Despite efforts to steer companies away from the creation of custom tags in XBRL exhibits, a recent analysis by the Securities and Exchange Commission shows little movement.
The SEC recently looked at 10-K filings from March 2014 through December 2016 and found the average rate of custom tagging in financial statement line items across all companies has held close to 20 percent. In 2014, the average was 20 percent across all companies, and 20 percent among large accelerated filers. By 2016, the average was only one percentage point lower across all companies at 19 percent, and only two percentage points lower at 18 percent for large accelerated filers.
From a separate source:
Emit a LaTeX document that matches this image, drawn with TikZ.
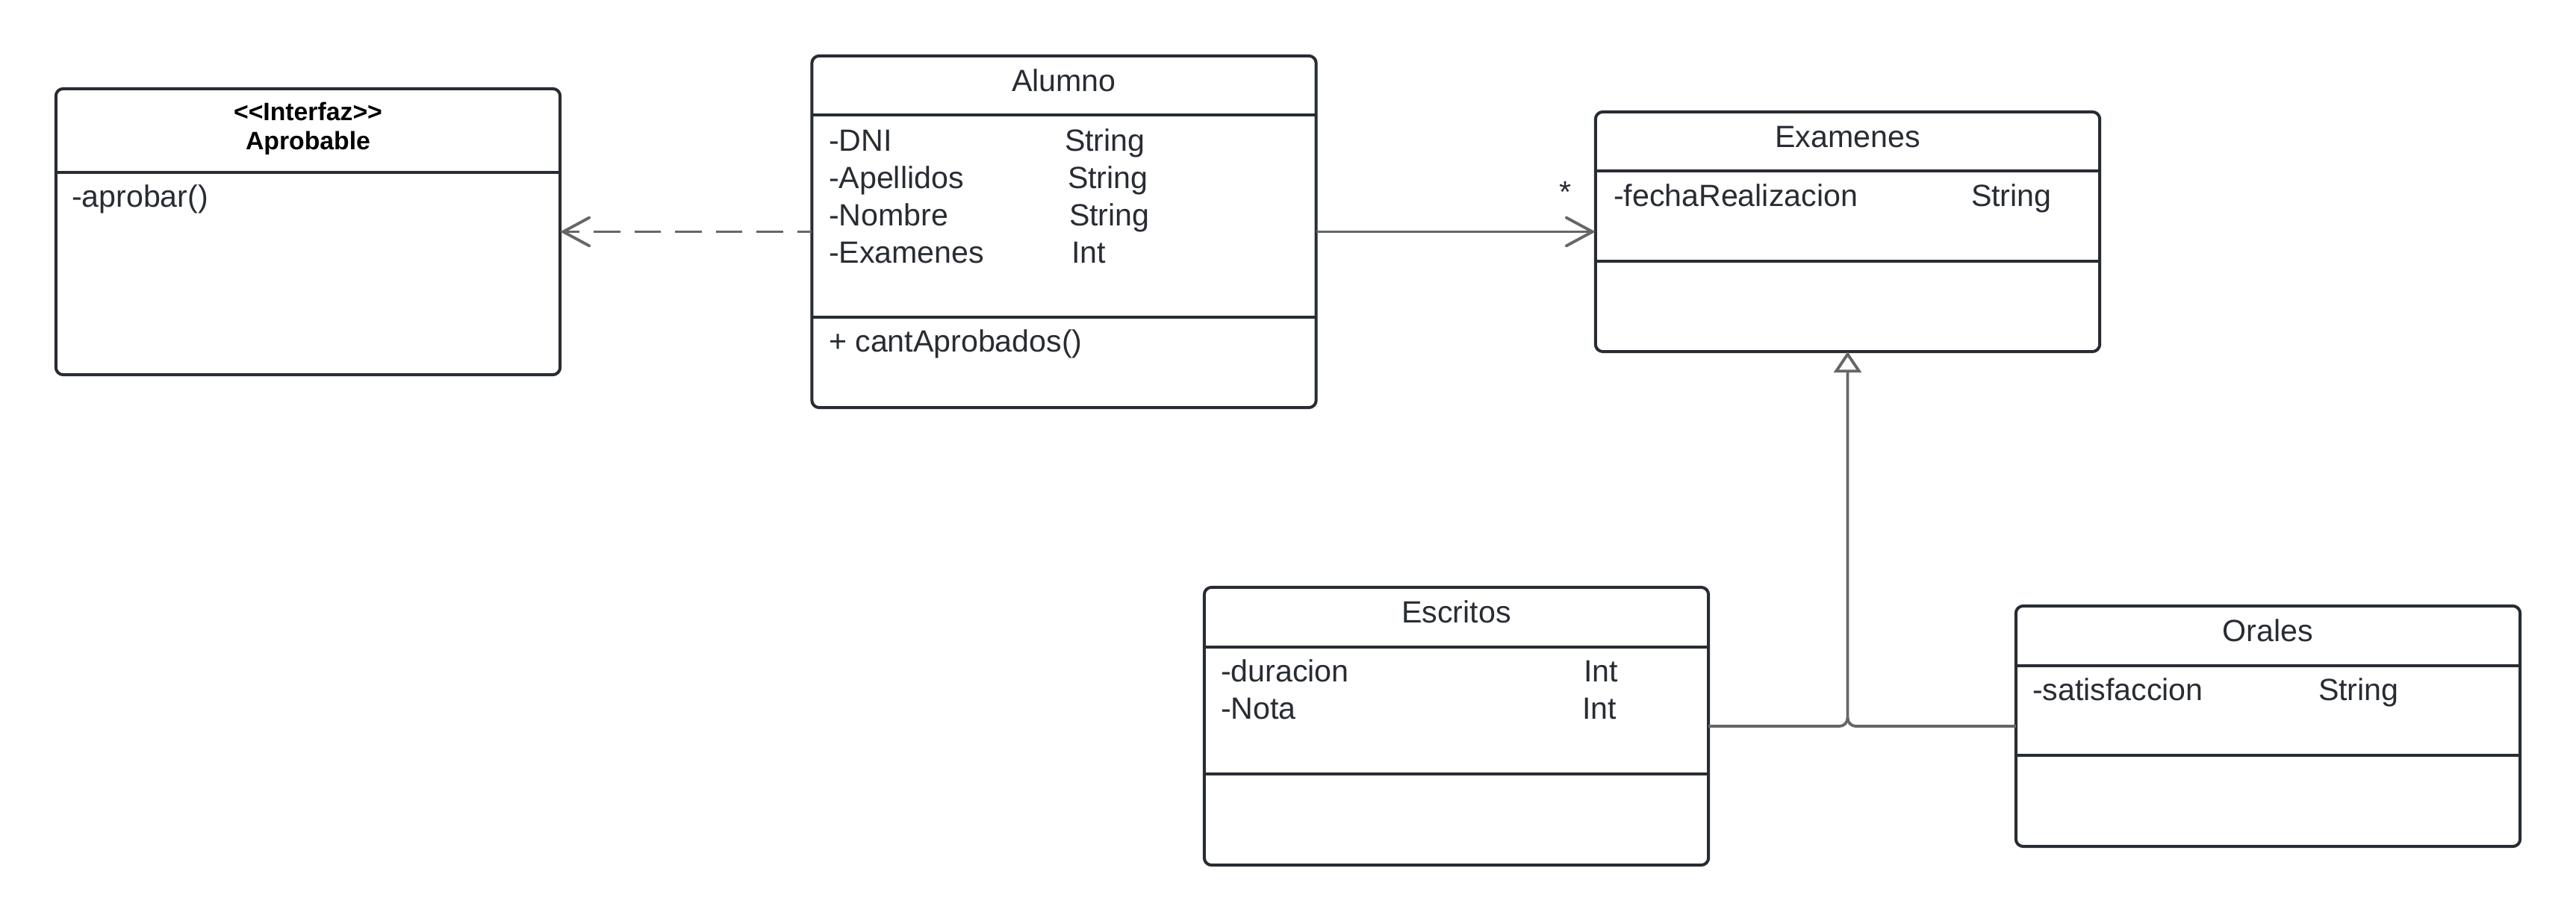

When preparing their digitally interactive XBRL exhibits for filing with the SEC, companies use the annually updated GAAP Financial Reporting Taxonomy to select the individual tags that precisely define each financial statement line item. When they land on a number or disclosure that they believe is not represented in the taxonomy, they “extend,” or create a custom tag to represent that item.
The whole idea of digitally defining each individual figure in financial statements is to make them easily searchable and sortable for research purposes. When companies make up their own tags for certain data, those figures defined by custom tags are not as readily captured in such research. That reduces comparability, especially if companies are using custom tags for numbers that are indeed directly comparable to data from other companies.
The Financial Accounting Standards Board is responsible for updating the GAAP taxonomy annually, and the board has focused on making the taxonomy easier to use, thus making it less necessary for companies to create extensions. The SEC has also called on companies to improve their use of the taxonomy so as to reduce the need for extensions.
The SEC’s recent analysis shows the rate of custom tagging is pretty comparable across different sizes of companies, although non-accelerated filers tend to create more extensions than most companies, and smaller reporting companies tend to create fewer extensions.
In other XBRL news, the SEC upgraded its EDGAR system to support the 2017 IFRS taxonomy, which is the same taxonomy made available by the International Accounting Standards Board earlier this year. The SEC’s approval of an IFRS taxonomy and its EDGAR upgrade to support it enables companies filing in International Financial Reporting Standards to file in XBRL, and thus have their financial information made available to investors and analysts in the same machine-readable format as GAAP-filed information.
The SEC also updated its interactive test suite to provide new test cases for the IFRS taxonomy. The test suite is meant to assist filers in validating their interactive data before submitting them to the EDGAR system. The SEC is accepting comments on the update to the interactive test suite.